Death, honor and the making of memory
When Parks died in 2005, the national response reflected both genuine reverence and the strange process by which America converts difficult people into usable symbols. She was honored in Montgomery, Washington and Detroit. The Capitol Visitor Center notes that she became the first woman to lie in honor in the U.S. Capitol Rotunda. The Washington Post reported on the scale of mourning and the language of national tribute; the Guardian noted the historic recognition that followed her death.
Those honors mattered. They were not empty. But they also raise a harder question: what exactly was the nation honoring? The safe version of Rosa Parks? The bus-seat icon severed from later radical commitments? Or the full woman who supported SNCC, stood with labor, opposed war, backed anti-apartheid activism and built youth programs because she knew the struggle had not ended? Public memory often chooses the first version because it is easier to praise than to follow.
That tension has surrounded Parks for decades. The Guardian’s obituary pushed back against the condescending story of a woman who was merely tired. Library of Congress archivists later echoed that correction, emphasizing how powerfully Parks’s own papers challenge the image of a quiet, accidental heroine. Even now, the fight over Rosa Parks’s memory is really a fight over the meaning of the civil rights movement itself. Was it a completed moral drama, or an ongoing demand? Parks’ later life suggests she knew the answer.
Why the later Rosa Parks matters now
The afterlife of the Montgomery Bus Boycott is often told through institutions: court rulings, national legislation, the rise of Martin Luther King Jr. Those things matter. But the life of Rosa Parks after Montgomery reminds us that movements are also made of ordinary, grueling continuities. They are made of moving to a new city because staying is too dangerous. Of taking work where you can find it. Of answering phones in a congressional office. Of helping people secure housing. Of showing up for younger organizers. Of recognizing that justice in transportation is connected to justice in labor, education, foreign policy and memory.
In that sense, the later Rosa Parks is not less inspiring than the Montgomery Rosa Parks. She is more demanding. The famous moment on the bus asks whether one person can refuse humiliation. The decades that followed ask whether a country can build the kind of civic life that such refusal requires. Parks spent the rest of her life demonstrating that the answer, so far, was only partial. She kept working because she understood that desegregating a bus was never the same thing as achieving justice.
And maybe that is the real lesson.
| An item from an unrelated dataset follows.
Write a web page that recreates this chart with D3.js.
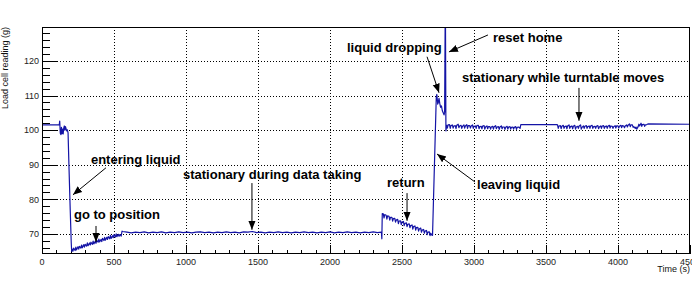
<!DOCTYPE html>
<html>
<head>
<meta charset="utf-8">
<script src="https://cdn.jsdelivr.net/npm/d3@7"></script>
<style>
  html, body { margin: 0; padding: 0; background: #fff; }
  svg { display: block; font-family: "Liberation Sans", Arial, sans-serif; }
  .tick-label { font-size: 9px; fill: #222; }
  .axis-title { font-size: 9px; fill: #111; }
  .note { font-size: 13px; font-weight: bold; fill: #000; }
</style>
</head>
<body>
<svg id="chart"></svg>
<script>
const width = 692;
const height = 283;

// ----- DATA (time in s, load cell reading in g) -----
const atRest = [[0, 101.5], [120, 101.5], [123, 102.6], [127, 99.1], [131, 98.7], [135, 100.8],
  [139, 99.0], [143, 100.3], [147, 98.9], [151, 100.6], [155, 101.2], [159, 100.0], [163, 101.0],
  [167, 100.4], [171, 99.8], [176, 100.1], [181, 99.2]];

const entering = [[188, 88.5], [196, 77.0], [203, 67.5], [206, 65.0]];

const goToPosition = [[210, 65.6], [215, 65.0], [220, 65.9], [230, 65.2], [235, 66.2], [240, 65.4],
  [250, 66.3], [255, 65.6], [260, 66.4], [270, 65.9], [275, 66.8], [280, 66.0], [290, 66.9],
  [295, 66.2], [300, 67.0], [310, 66.5], [315, 67.4], [320, 66.6], [330, 67.4], [335, 66.8],
  [340, 67.6], [350, 67.0], [355, 67.9], [360, 67.1], [370, 67.9], [375, 67.3], [380, 68.1],
  [390, 67.6], [395, 68.5], [400, 67.7], [410, 68.4], [415, 67.8], [420, 68.7], [430, 68.1],
  [435, 69.0], [440, 68.2], [450, 69.0], [455, 68.4], [460, 69.2], [470, 68.6], [475, 69.6],
  [480, 68.7], [490, 69.5], [495, 68.9], [500, 69.8], [510, 69.1], [515, 70.0], [520, 69.2],
  [530, 69.9], [535, 69.3], [540, 69.8], [550, 69.4], [556, 70.8]];

const dataTaking = [[560, 70.7], [590, 70.5], [620, 70.3], [650, 70.5], [680, 70.4], [710, 70.6],
  [740, 70.3], [770, 70.5], [800, 70.4], [830, 70.6], [860, 70.3], [890, 70.5], [920, 70.4],
  [950, 70.6], [980, 70.4], [1010, 70.5], [1040, 70.3], [1070, 70.5], [1100, 70.6], [1130, 70.4],
  [1160, 70.5], [1190, 70.3], [1220, 70.5], [1250, 70.4], [1280, 70.6], [1310, 70.4], [1340, 70.5],
  [1370, 70.3], [1400, 70.6], [1430, 70.5], [1460, 70.7], [1490, 70.4], [1520, 70.5], [1550, 70.3],
  [1580, 70.5], [1610, 70.4], [1640, 70.6], [1670, 70.4], [1700, 70.5], [1730, 70.3], [1760, 70.5],
  [1790, 70.4], [1820, 70.6], [1850, 70.4], [1880, 70.5], [1910, 70.3], [1940, 70.5], [1970, 70.4],
  [2000, 70.6], [2030, 70.3], [2060, 70.5], [2090, 70.4], [2120, 70.6], [2150, 70.4], [2180, 70.5],
  [2210, 70.3], [2240, 70.5], [2270, 70.4], [2300, 70.6], [2330, 70.4], [2357, 70.5]];

const returning = [[2360, 68.6], [2363, 75.9], [2370, 75.8], [2375, 74.6], [2380, 75.6], [2390, 75.4],
  [2395, 74.3], [2400, 75.2], [2410, 75.1], [2415, 74.0], [2420, 74.8], [2430, 74.8], [2435, 73.7],
  [2440, 74.4], [2450, 74.5], [2455, 73.4], [2460, 74.0], [2470, 74.2], [2475, 73.0], [2480, 73.7],
  [2490, 73.8], [2495, 72.7], [2500, 73.4], [2510, 73.6], [2515, 72.4], [2520, 73.0], [2530, 73.2],
  [2535, 72.1], [2540, 72.8], [2550, 72.9], [2555, 71.8], [2560, 72.4], [2570, 72.6], [2575, 71.4],
  [2580, 72.1], [2590, 72.3], [2595, 71.1], [2600, 71.8], [2610, 71.9], [2615, 70.8], [2620, 71.4],
  [2630, 71.7], [2635, 70.5], [2640, 71.1], [2650, 71.3], [2655, 70.2], [2660, 70.8], [2670, 71.0],
  [2675, 69.8], [2680, 70.5], [2690, 70.6], [2695, 69.5], [2700, 70.2], [2708, 69.6]];

const leaving = [[2712, 69.6], [2738, 109.5], [2742, 110.3], [2748, 107.5], [2752, 108.0],
  [2757, 109.2], [2762, 107.8], [2768, 106.6], [2774, 107.0], [2780, 105.6], [2786, 105.0],
  [2792, 104.4], [2796, 105.2], [2801, 140.0], [2805, 99.8]];

const afterReset = [[2810, 101.4], [2815, 100.6], [2820, 101.5], [2830, 101.6], [2835, 100.5],
  [2840, 101.3], [2850, 101.5], [2855, 100.6], [2860, 101.2], [2870, 101.3], [2875, 100.4],
  [2880, 101.4], [2890, 101.7], [2895, 100.7], [2900, 101.2], [2910, 101.4], [2915, 100.5],
  [2920, 101.1], [2930, 101.5], [2935, 100.6], [2940, 101.2], [2950, 101.6], [2955, 100.5],
  [2960, 101.3], [2970, 101.3], [2975, 100.6], [2980, 101.2], [2990, 101.5], [2995, 100.5],
  [3000, 101.1], [3010, 101.2], [3015, 100.5], [3020, 101.3], [3030, 101.4], [3035, 100.4],
  [3040, 101.0], [3050, 101.1], [3055, 100.4], [3060, 101.2], [3070, 101.3], [3075, 100.3],
  [3080, 100.9], [3090, 101.2], [3095, 100.4], [3100, 101.0], [3110, 101.0], [3115, 100.3],
  [3120, 100.9], [3130, 101.1], [3135, 100.3], [3140, 101.0], [3150, 101.3], [3155, 100.4],
  [3160, 100.9], [3170, 101.0], [3175, 100.2], [3180, 100.9], [3190, 101.2], [3195, 100.4],
  [3200, 100.9], [3210, 100.9], [3215, 100.2], [3220, 100.8], [3230, 101.1], [3235, 100.3],
  [3240, 100.9], [3250, 101.0], [3255, 100.3], [3260, 100.8], [3270, 100.9], [3275, 100.3],
  [3280, 100.8], [3290, 101.0], [3295, 100.2], [3300, 100.8], [3310, 100.9], [3320, 100.5],
  [3325, 101.6], [3574, 101.6]];

const turntable = [[3580, 101.5], [3585, 100.5], [3590, 101.2], [3600, 101.3], [3605, 100.4],
  [3610, 101.1], [3620, 101.4], [3625, 100.5], [3630, 101.0], [3640, 101.2], [3645, 100.4],
  [3650, 101.2], [3660, 101.5], [3665, 100.5], [3670, 101.0], [3680, 101.2], [3685, 100.4],
  [3690, 101.1], [3700, 101.4], [3705, 100.3], [3710, 100.9], [3720, 101.1], [3725, 100.5],
  [3730, 101.2], [3740, 101.5], [3745, 100.3], [3750, 100.8], [3760, 101.2], [3765, 100.5],
  [3770, 101.1], [3780, 101.3], [3785, 100.5], [3790, 101.0], [3800, 101.2], [3805, 100.5],
  [3810, 101.2], [3820, 101.4], [3825, 100.5], [3830, 101.0], [3840, 101.1], [3845, 100.5],
  [3850, 101.1], [3860, 101.3], [3865, 100.4], [3870, 100.9], [3880, 101.2], [3885, 100.5],
  [3890, 101.2], [3900, 101.3], [3905, 100.5], [3910, 101.0], [3920, 101.2], [3925, 100.5],
  [3930, 101.1], [3940, 101.4], [3945, 100.6], [3950, 101.2], [3960, 101.1], [3965, 100.5],
  [3970, 101.0], [3980, 101.3], [3985, 100.6], [3990, 101.2], [4000, 101.2], [4005, 100.6],
  [4010, 101.1], [4020, 101.4], [4025, 100.7], [4030, 101.3], [4040, 101.2], [4045, 100.7],
  [4050, 101.2], [4060, 101.5], [4065, 100.9], [4070, 101.4], [4080, 101.8], [4085, 101.0],
  [4090, 101.5], [4100, 101.5], [4105, 100.8], [4110, 101.0], [4120, 100.5], [4125, 100.9],
  [4130, 100.3], [4140, 101.0], [4145, 101.7], [4150, 101.2], [4160, 102.0], [4165, 101.1],
  [4170, 101.6], [4180, 101.7], [4185, 101.1], [4190, 101.5], [4200, 101.6], [4208, 101.8],
  [4500, 101.7]];

const xTicks = [0, 500, 1000, 1500, 2000, 2500, 3000, 3500, 4000, 4500];
const yTicks = [70, 80, 90, 100, 110, 120];

// label: text, text anchor [t, g], arrow from [t, g] to [t, g]
const notes = [
  { text: "entering liquid", at: [340, 90.2], from: [444, 89.1], to: [215, 81.3] },
  { text: "go to position", at: [222, 74.3], from: [375, 72.3], to: [375, 67.7] },
  { text: "stationary during data taking", at: [979, 86.0], from: [1458, 84.7], to: [1458, 71.2] },
  { text: "return", at: [2396, 83.6], from: [2535, 81.8], to: [2535, 73.8] },
  { text: "liquid dropping", at: [2118, 122.5], from: [2674, 121.2], to: [2757, 110.8] },
  { text: "reset home", at: [3132, 125.6], from: [3097, 127.5], to: [2826, 122.6] },
  { text: "stationary while turntable moves", at: [2917, 113.9], from: [3729, 112.2], to: [3729, 102.7] },
  { text: "leaving liquid", at: [3021, 82.9], from: [3007, 85.0], to: [2743, 93.1] }
];

const readings = [].concat(atRest, entering, goToPosition, dataTaking, returning, leaving, afterReset, turntable);

// ----- LAYOUT -----
const margin = { top: 27, right: 2, bottom: 29, left: 42 };
const plotW = width - margin.left - margin.right;
const plotH = height - margin.top - margin.bottom;

const svg = d3.select("#chart")
  .attr("width", width)
  .attr("height", height)
  .attr("viewBox", [0, 0, width, height]);

const x = d3.scaleLinear().domain([0, 4500]).range([margin.left, margin.left + plotW]);
const y = d3.scaleLinear().domain([64.2, 129.8]).range([margin.top + plotH, margin.top]);

svg.append("defs").append("clipPath").attr("id", "plot-clip")
  .append("rect")
  .attr("x", margin.left).attr("y", margin.top)
  .attr("width", plotW).attr("height", plotH);

// grid
const grid = svg.append("g").attr("stroke", "#000").attr("stroke-width", 1)
  .attr("stroke-dasharray", "1,2").attr("shape-rendering", "crispEdges");
grid.selectAll(".gx").data(xTicks.slice(1, -1)).join("line")
  .attr("x1", d => Math.round(x(d)) + 0.5).attr("x2", d => Math.round(x(d)) + 0.5)
  .attr("y1", margin.top).attr("y2", margin.top + plotH);
grid.selectAll(".gy").data(yTicks).join("line")
  .attr("y1", d => Math.round(y(d)) + 0.5).attr("y2", d => Math.round(y(d)) + 0.5)
  .attr("x1", margin.left).attr("x2", margin.left + plotW);

// axes: ticks drawn inward like ROOT
const xAxis = svg.append("g")
  .attr("transform", `translate(0,${margin.top + plotH})`)
  .call(d3.axisBottom(x).tickValues(d3.range(0, 4501, 100)).tickSize(-4.5).tickFormat(""));
xAxis.selectAll(".tick line").filter(d => d % 500 === 0).attr("y2", -9);
xAxis.select(".domain").remove();

const yAxis = svg.append("g")
  .attr("transform", `translate(${margin.left},0)`)
  .call(d3.axisLeft(y).tickValues(d3.range(66, 130, 2)).tickSize(-8).tickFormat(""));
yAxis.selectAll(".tick line").filter(d => d % 10 === 0).attr("x2", 16);
yAxis.select(".domain").remove();
svg.selectAll(".tick line").attr("stroke", "#000").attr("shape-rendering", "crispEdges");

svg.append("g").selectAll("text").data(xTicks).join("text")
  .attr("class", "tick-label")
  .attr("x", d => x(d)).attr("y", margin.top + plotH + 11)
  .attr("text-anchor", "middle")
  .text(d => d);

svg.append("g").selectAll("text").data(yTicks).join("text")
  .attr("class", "tick-label")
  .attr("x", margin.left - 3).attr("y", d => y(d) + 3.3)
  .attr("text-anchor", "end")
  .text(d => d);

svg.append("text").attr("class", "axis-title")
  .attr("x", margin.left + plotW).attr("y", 272)
  .attr("text-anchor", "end")
  .text("Time (s)");

svg.append("text").attr("class", "axis-title")
  .attr("transform", `translate(8,${margin.top}) rotate(-90)`)
  .attr("text-anchor", "end")
  .text("Load cell reading (g)");

// data line
const line = d3.line().x(d => x(d[0])).y(d => y(d[1]));
svg.append("path")
  .datum(readings)
  .attr("clip-path", "url(#plot-clip)")
  .attr("fill", "none")
  .attr("stroke", "#1414a6")
  .attr("stroke-width", 1.2)
  .attr("stroke-linejoin", "round")
  .attr("d", line);

// frame
svg.append("rect")
  .attr("x", margin.left + 0.5).attr("y", margin.top + 0.5)
  .attr("width", plotW - 1).attr("height", plotH - 1)
  .attr("fill", "none").attr("stroke", "#000").attr("stroke-width", 1);

// annotations
svg.append("defs").append("marker")
  .attr("id", "head").attr("viewBox", "0 0 10 10")
  .attr("refX", 10).attr("refY", 5)
  .attr("markerWidth", 9).attr("markerHeight", 9)
  .attr("markerUnits", "userSpaceOnUse")
  .attr("orient", "auto")
  .append("path").attr("d", "M0,1 L10,5 L0,9 Z").attr("fill", "#000");

const noteG = svg.append("g");
noteG.selectAll("line").data(notes).join("line")
  .attr("x1", d => x(d.from[0])).attr("y1", d => y(d.from[1]))
  .attr("x2", d => x(d.to[0])).attr("y2", d => y(d.to[1]))
  .attr("stroke", "#000").attr("stroke-width", 1)
  .attr("marker-end", "url(#head)");
noteG.selectAll("text").data(notes).join("text")
  .attr("class", "note")
  .attr("x", d => x(d.at[0])).attr("y", d => y(d.at[1]))
  .text(d => d.text);
</script>
</body>
</html>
Rosa Parks’s significance after the boycott lies not only in what she did, but in what she refused to let America do to her story. She would not allow herself to be reduced to fatigue, chance or nostalgia. She insisted on context. She insisted on continuity. She insisted, in effect, that freedom is not an event. It is a practice. Detroit, more than Montgomery, was where she spent decades proving it.
By the end of her life, the country had wrapped Rosa Parks in medals, memorials and schoolbook reverence. She received the Congressional Gold Medal in 1999, and years after her death a statue of her was unveiled at the U.S. Capitol. Streets, libraries, museums and public spaces carry her name. None of that is unearned. But the memorials are only worthy if they point us back to the full scale of her life. Rosa Parks was not just a catalyst. She was a strategist, a witness, a public servant, a freedom worker, a mentor and, in the truest sense, a democratic radical—someone who believed the country owed more to ordinary people than it was willing to give.
So yes, Rosa Parks changed history on a bus in Montgomery. But the deeper story is what came after: the years of loss, movement, organizing and insistence. The move to Detroit. The work at Hampton. The office with John Conyers. The alliances with SNCC and Black Power organizers. The support for prisoners, workers and anti-apartheid activists. The institute for young people. The long labor of refusing simplification. To tell only the famous first chapter is to miss the harder and more revealing achievement. Rosa Parks did not simply ignite a movement. She kept faith with it.